I'm can't use dry media because pastel and charcoal crumbs irritate my lungs and literally choke me. I love the effects, but I can't deal with not being able to breathe.
If I ever sketch in museums or historic places, I'll want watercolor pencils, so that I can preserve the color & paint it out when I get home. Some places won't even allow ink on the premises, much less any other water media, due to vandalism in the past with sharpies. Additionally, some places won't allow photographs because people always claim to not use the flash—and then use the flash anyways.
(Flashes provide extra light exposure that destroys old paintings rather more quickly than most expect.)
And yet—is that worth it? Could I truly capture what was going on? Watercolor pencils rely so heavily on being worked with water that any dry sketch will be incomplete, and my memory can be so spotty that I might not be able to work on the result at home to my satisfaction.
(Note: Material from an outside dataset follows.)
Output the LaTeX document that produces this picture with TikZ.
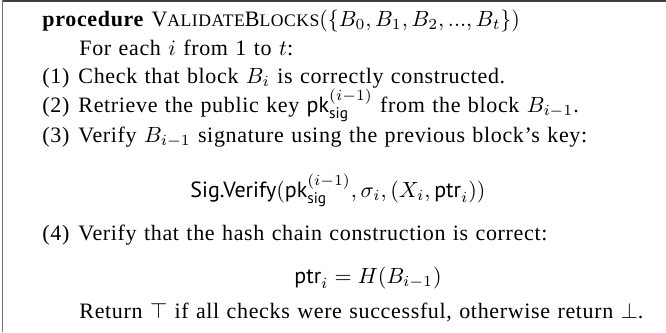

I love the texture that watercolor pencils can achieve; they can do things watercolors can't achieve. Yet trying to handle them in the same ways as watercolors always leaves me with so much to be desired, especially the more comfortable I get with the flow of watercolors.
Likely in the future I'll only use watercolor pencils for works I intend to be chunky and textured, like the red flowers above, rather than more nuanced like the vegetable still life—or when I'm so exhausted from being ill I need something easier to cope with.
Also this kitten turned out pretty well.